時にもどかしく思うことがあるかもしれませんが、予備的な面接は、その後、継続的な面接に入るかどうかを決める上で大切な面接です。
たとえばご自身の歴史を話しているときに、どうしても話せないところ、話したくないところが出てくることがあります。それがなぜなのかを考えてみることもよいことです。そこには色々な理由があると考えられます。
話せないところを無理に話さなければならないわけではありません。お話は自分のタイミングで、話せるときに話すのが一番です。ただ、少なくとも今は話せないことや話したくないことがあるのだなと、ご自身で知ることが大切です。つまりこんな風にしてすでに自分を知っていく、理解していく作業が始まっていると、考えることができます。
また予備的な面接をしている期間に、稀に相談室ではお引き受けできないという判断をする場合があります。色々なケースがありますが、たとえばHPのご相談項目・料金ページで言及している「お引き受けできない場合」に該当することを、ご本人が話し出す場合です。申し込みの時と初回面接の時はそのことを忘れていたため来室して相談することになったが、話しているうちに思い出したということが実際に起こるのです。
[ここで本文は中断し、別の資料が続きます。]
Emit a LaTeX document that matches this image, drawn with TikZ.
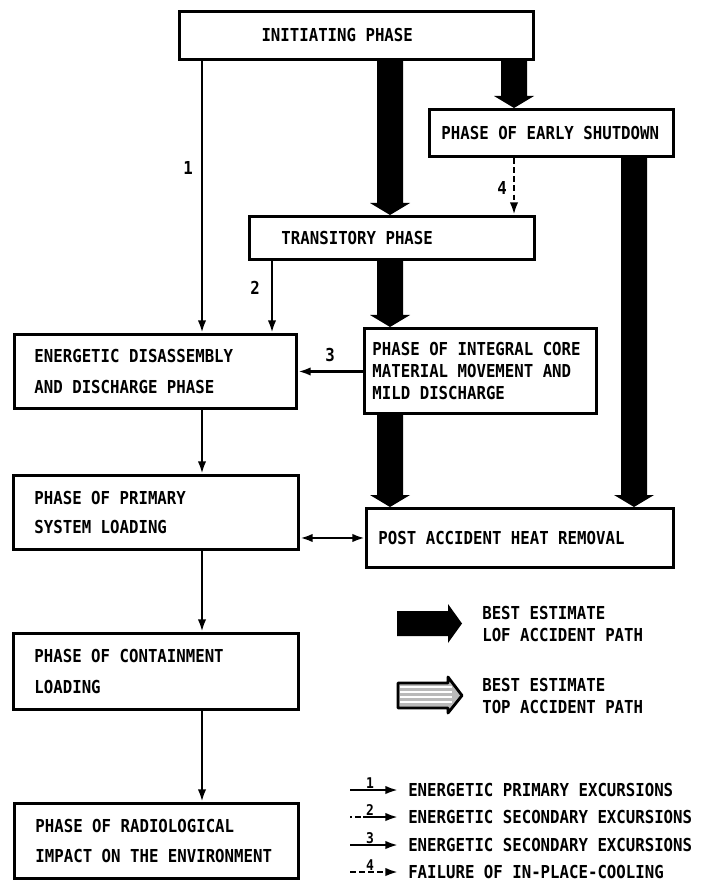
\documentclass[tikz,border=0pt]{standalone}
\usepackage{fontspec}
\setmonofont{DejaVu Sans Mono}[FakeStretch=0.88]
\usetikzlibrary{arrows.meta, calc}

% broad black accident-path arrow, drawn downwards from #1 to #2
\newcommand{\lofarrow}[2]{%
  \fill let \p1=(#1), \p2=(#2) in
    (\x1-0.325cm,\y1) -- (\x1+0.325cm,\y1) -- (\x1+0.325cm,\y2+0.3cm)
    -- (\x1+0.5cm,\y2+0.3cm) -- (\x1,\y2) -- (\x1-0.5cm,\y2+0.3cm)
    -- (\x1-0.325cm,\y2+0.3cm) -- cycle;}

\begin{document}
\begin{tikzpicture}[x=0.025cm, y=-0.025cm,
  phase/.style={draw, line width=2.1pt, anchor=north west, align=left, inner ysep=0pt,
                font=\ttfamily\bfseries\fontsize{12.7}{22}\selectfont,
                execute at begin node={\spaceskip=\fontdimen2\font\relax}},
  flow/.style={-{Latex[length=9pt,width=6pt]}, line width=1.9pt},
  num/.style={font=\ttfamily\bfseries\fontsize{12.7}{15}\selectfont, inner sep=0pt},
  legtxt/.style={anchor=west, align=left, inner xsep=0pt,
                 font=\ttfamily\bfseries\fontsize{12.7}{15.6}\selectfont},
  leg1/.style={},
  leg2/.style={dash pattern=on 1.5pt off 2pt on 4pt off 2pt on 60pt},
  leg3/.style={},
  leg4/.style={dash pattern=on 4pt off 2.5pt}
]
\useasboundingbox (0,0) rectangle (702,886);

% columns of the connectors
\coordinate (cleft) at (202,0);
\coordinate (ctwo)  at (272,0);
\coordinate (cmid)  at (390,0);
\coordinate (cesd)  at (514,0);
\coordinate (crt)   at (634,0);

% phases
\node[phase, text width=4.75cm, inner xsep=2.05cm, minimum height=1.2cm] (ini) at (178,10) {INITIATING PHASE};
\node[phase, text width=5.5cm, inner xsep=0.3cm, minimum height=1.175cm] (esd) at (428,108) {PHASE OF EARLY SHUTDOWN};
\node[phase, text width=5.525cm, inner xsep=0.8cm, minimum height=1.075cm] (trans) at (248,215) {TRANSITORY PHASE};
\node[phase, text width=6.05cm, inner xsep=0.5cm, minimum height=1.85cm] (eds) at (13,333) {ENERGETIC DISASSEMBLY\\AND DISCHARGE PHASE};
\node[phase, text width=5.4cm, inner xsep=0.2cm, minimum height=2.125cm,
      font=\ttfamily\bfseries\fontsize{12.7}{15.6}\selectfont] (icm) at (363,327)
      {PHASE OF INTEGRAL CORE\\MATERIAL MOVEMENT AND\\MILD DISCHARGE};
\node[phase, text width=6.075cm, inner xsep=0.525cm, minimum height=1.85cm,
      font=\ttfamily\bfseries\fontsize{12.7}{20.6}\selectfont] (psl) at (12,474) {PHASE OF PRIMARY\\SYSTEM LOADING};
\node[phase, text width=7.075cm, inner xsep=0.3cm, minimum height=1.475cm] (pahr) at (365,507) {POST ACCIDENT HEAT REMOVAL};
\node[phase, text width=6.075cm, inner xsep=0.525cm, minimum height=1.9cm] (pcl) at (12,632) {PHASE OF CONTAINMENT\\LOADING};
\node[phase, text width=6.05cm, inner xsep=0.525cm, minimum height=1.875cm] (pri) at (13,802) {PHASE OF RADIOLOGICAL\\IMPACT ON THE ENVIRONMENT};

% best estimate LOF path
\lofarrow{ini.south -| cmid}{trans.north -| cmid}
\lofarrow{ini.south -| cesd}{esd.north -| cesd}
\lofarrow{trans.south -| cmid}{icm.north -| cmid}
\lofarrow{icm.south -| cmid}{pahr.north -| cmid}
\lofarrow{esd.south -| crt}{pahr.north -| crt}

% excursions
\draw[flow] (ini.south -| cleft) -- (eds.north -| cleft);
\draw[flow] (trans.south -| ctwo) -- (eds.north -| ctwo);
\draw[flow] (icm.west |- eds.east) -- (eds.east);
\draw[flow, dash pattern=on 4pt off 2.5pt] (esd.south -| cesd) -- (trans.north -| cesd);
\node[num] (lab1) at (188,168) {1};
\node[num] (lab2) at (255,288) {2};
\node[num] (lab3) at (330,355) {3};
\node[num] (lab4) at (502,188) {4};

\draw[flow] (eds.south -| cleft) -- (psl.north -| cleft);
\draw[flow] (psl.south -| cleft) -- (pcl.north -| cleft);
\draw[flow] (pcl.south -| cleft) -- (pri.north -| cleft);
\draw[flow, {Latex[length=9pt,width=6pt]}-{Latex[length=9pt,width=6pt]}] (psl.east |- pahr.west) -- (pahr.west);

% legend
\fill (397,611) -- (448,611) -- (448,604) -- (462,623.5) -- (448,643) -- (448,636) -- (397,636) -- cycle;
\node[legtxt] (lof) at (482,624) {BEST ESTIMATE\\LOF ACCIDENT PATH};
\begin{scope}
  \clip (398,683) -- (448,683) -- (448,677) -- (462,695.5) -- (448,713) -- (448,708) -- (398,708) -- cycle;
  \fill[gray!55] (395,675) rectangle (465,715);
  \foreach \yy in {687,692,697,702}
    \draw[white, line width=1pt] (400,\yy) -- (452,\yy);
\end{scope}
\draw[line width=2pt, line join=round] (398,683) -- (448,683) -- (448,677) -- (462,695.5) -- (448,713) -- (448,708) -- (398,708) -- cycle;
\node[legtxt] (top) at (482,696) {BEST ESTIMATE\\TOP ACCIDENT PATH};

\foreach \n/\yy/\txt in {1/790/ENERGETIC PRIMARY EXCURSIONS,
                         2/817/ENERGETIC SECONDARY EXCURSIONS,
                         3/845/ENERGETIC SECONDARY EXCURSIONS,
                         4/872/FAILURE OF IN-PLACE-COOLING}{
  \node[legtxt] (key\n) at (408,\yy) {\txt};
  \coordinate (keystart\n) at (350,\yy);
  \draw[flow, line width=1.6pt, leg\n, shorten >=0.25cm] (keystart\n) -- (key\n.west);
  \node[num, font=\ttfamily\bfseries\fontsize{10.5}{12}\selectfont] (keynum\n) at (370,\yy-7) {\n};
}
\end{tikzpicture}
\end{document}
以上のような理由で、予備的な面接というのは飛ばしてすすむことができない、大切なものと考えています。人によって期間は変わりますが通常2回目から4回目くらいの面接のあいだで終わり、その後どのように面接を進めていくか(何を目的にするのかや料金、時間、面接の間隔、キャンセル料などの設定)を話し合い取り決めをしてから、継続的な面接に入ることになります。
またすでに精神科や心療内科などの医療機関にかかっている方の場合、継続的な面接に入るまえにその担当医からの紹介状を持参してくださるようにお願いする場合があります。